In the late 1970s, my family weren’t even remotely religious, let alone Catholic and yet, every Friday, we would make the trek to the local fish and chip shop for our end of the working week treat.
“We are giving your mother a break,” my father would pronounce before saying to her. “Go in on your own, love. He’ll put in an extra piece of fish if you go in on your own.”
My mother was the type of woman who would wear heels and perfectly coiffured hair to do the groceries and had generous curves that the Greek bloke who owned the fish and chip shop seemed to appreciate as he would flirt outrageously with her and, inevitably, throw in an extra piece of fish and wink at her.
My father was okay with this as he was very secure in his relationship and he loved a bargain. My mother was okay with this because it was a lovely weekly ego boost. My brother and I weren’t terribly okay with this because we were never allowed to go into the shop; instead having to wait outside in car but we got takeaway so it was okay.
Then, one fateful day, the generous Greek suggested, “Mullet.”
Now, mullet is a fish which is loved by the Mediterranean community and he assured my mother that, “it is beautiful and fresh,” and kissed his fingers to emphasise the perfection of the catch.
My mother trusted this assessment and, as usual, he threw in an extra piece.
I really wish he hadn’t.
Mullet is an oily, extremely strong tasting fish which reminded me unfavourably of the ‘Cod Liver Oil’ my parents would routinely inflict upon my brother and I after every evening meal in Winter to build our immunity.
Of course, my father insisted that we eat every last piece of this ‘beautiful and fresh’ mullet because he had paid for it.
So, I ate it, all the while building an unfair resentment toward the entire Greek nation which ended as soon as I got the taste of mullet out of my mouth.

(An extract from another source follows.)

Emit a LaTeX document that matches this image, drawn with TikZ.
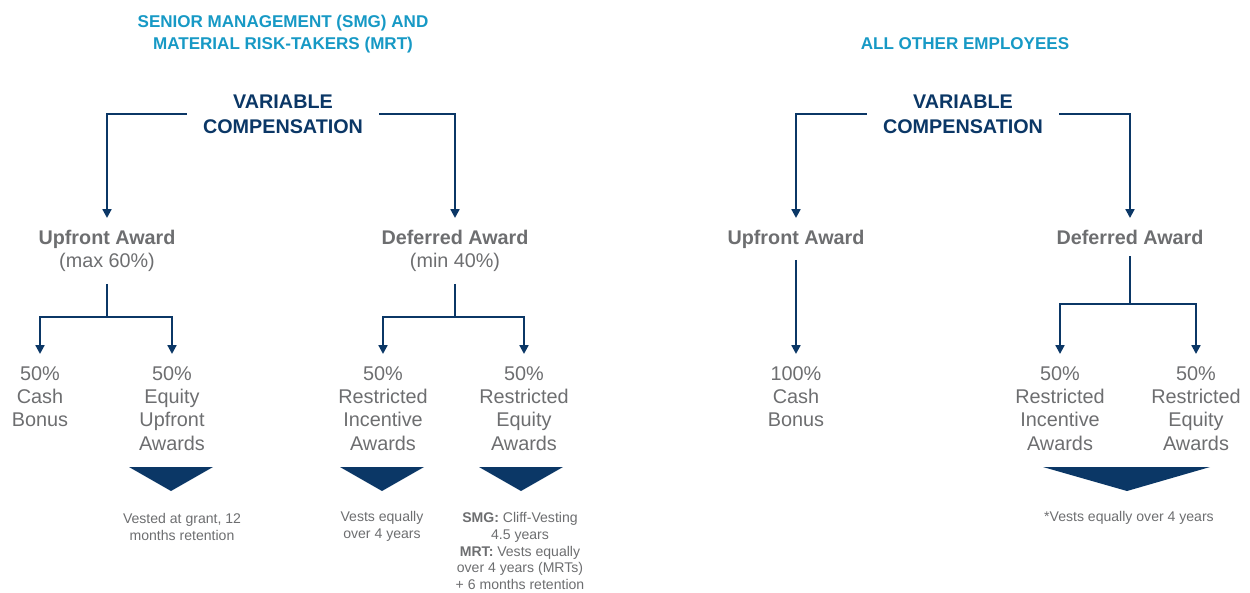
\documentclass[tikz,border=0pt]{standalone}
\usepackage{fontspec}
\setmainfont{Liberation Sans}
\usetikzlibrary{calc, arrows.meta}
\definecolor{navy}{HTML}{0B3766}
\definecolor{cyanc}{HTML}{1799C5}
\definecolor{grayc}{HTML}{6D6E70}

\begin{document}
\begin{tikzpicture}[x=0.02cm,y=-0.02cm,
    hdr/.style={font=\fontsize{9.7}{12.5}\selectfont\bfseries, text=cyanc, align=center},
    vc/.style={font=\fontsize{11.25}{14.2}\selectfont\bfseries, text=navy, align=center, inner xsep=9pt},
    award/.style={font=\fontsize{11.25}{13.6}\selectfont\bfseries, text=grayc, align=center, inner ysep=6.5pt, anchor=north},
    part/.style={font=\fontsize{11.3}{13.2}\selectfont, text=grayc, align=center, inner ysep=7pt, anchor=north},
    note/.style={font=\fontsize{8}{9.6}\selectfont, text=grayc, align=center},
    link/.style={draw=navy, line width=1.2pt},
    arr/.style={link, -{Triangle[length=5pt,width=5pt]}},
    wedge/.style={fill=navy}]
                \useasboundingbox (0,0) rectangle (1250,592);
                % left: SMG and MRT
                \node[hdr] (hdrL) at (283,34) {SENIOR MANAGEMENT (SMG) AND\\MATERIAL RISK-TAKERS (MRT)};
                \node[vc] (vcL) at (283,114) {VARIABLE\\COMPENSATION};
                \node[award] (upL) at (107,218) {Upfront Award\\\mdseries(max 60\%)};
                \node[award] (defL) at (455,218) {Deferred Award\\\mdseries(min 40\%)};
                \draw[arr] (vcL.west) -| (upL.north);
                \draw[arr] (vcL.east) -| (defL.north);
                \node[part] (cashL) at (40,354) {50\%\\Cash\\Bonus};
                \node[part] (equL) at (172,354) {50\%\\Equity\\Upfront\\Awards};
                \node[part] (rinL) at (383,354) {50\%\\Restricted\\Incentive\\Awards};
                \node[part] (reqL) at (524,354) {50\%\\Restricted\\Equity\\Awards};
                \coordinate (sL) at (107,317);
                \coordinate (dL) at (455,317);
                \draw[link] (upL.south) -- (sL);
                \draw[arr] (sL) -| (cashL.north);
                \draw[arr] (sL) -| (equL.north);
                \draw[link] (defL.south) -- (dL);
                \draw[arr] (dL) -| (rinL.north);
                \draw[arr] (dL) -| (reqL.north);
                \fill[wedge] (129,467) -- (213,467) -- (171,491) -- cycle;
                \fill[wedge] (340,467) -- (424,467) -- (382,491) -- cycle;
                \fill[wedge] (479,467) -- (563,467) -- (521,491) -- cycle;
                \node[note] (nEqu) at (182,527) {Vested at grant, 12\\months retention};
                \node[note] (nRin) at (382,526) {Vests equally\\over 4 years};
                \node[note] (nReq) at (520,551) {\textbf{SMG:} Cliff-Vesting\\4.5 years\\\textbf{MRT:} Vests equally\\over 4 years (MRTs)\\+ 6 months retention};
                % right: all other employees
                \node[hdr] (hdrR) at (965,44) {ALL OTHER EMPLOYEES};
                \node[vc] (vcR) at (963,114) {VARIABLE\\COMPENSATION};
                \node[award] (upR) at (796,218) {Upfront Award};
                \node[award] (defR) at (1130,218) {Deferred Award};
                \draw[arr] (vcR.west) -| (upR.north);
                \draw[arr] (vcR.east) -| (defR.north);
                \node[part] (cashR) at (796,354) {100\%\\Cash\\Bonus};
                \node[part] (rinR) at (1060,354) {50\%\\Restricted\\Incentive\\Awards};
                \node[part] (reqR) at (1196,354) {50\%\\Restricted\\Equity\\Awards};
                \draw[arr] (upR.south) -- (cashR.north);
                \coordinate (dR) at (1130,304);
                \draw[link] (defR.south) -- (dR);
                \draw[arr] (dR) -| (rinR.north);
                \draw[arr] (dR) -| (reqR.north);
                \fill[wedge] (1043,467) -- (1210,467) -- (1127,491) -- cycle;
                \node[note] (nAll) at (1129,518) {*Vests equally over 4 years};
            \end{tikzpicture}
\end{document}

And from that day on I never ate fish again because even the mildest tasting variety casts my mind back to the mullet experience.
I hate fish.
By Ca Venz
Oh dear. It is funny how memories of taste persist in our minds for long.
It is sad you can’t enjoy orher varieties of seafood but great that you have strong memories of your early family life.
Thanks for joining in to the Friendly Friday challenge.
Thank you. It looks like a lot of fun.
Interesting story, I’m with you on not liking the taste of fish!
Here in Tasmania mullet’s not so despised, in fact I like it. Maybe there’s no accounting for my poor taste
I am sure it’s lovely. I didn’t add that my parents were massive fans of tablespoons of cod liver oil in the winter months to ‘build immunity’ (no tablets in the old days) and I suspect that the strong tasting fish just pushed our tastebuds over the edge.
My parents fed us a tablespoon of Saunders Malt Extract for ‘ Building immunity. Prising open the pressed metal lid with the back of a table spoon handle is seared in my memory. The memory of a baby in cloth nappy hoisting a steel joist head high on the label has made me invincible in the years since.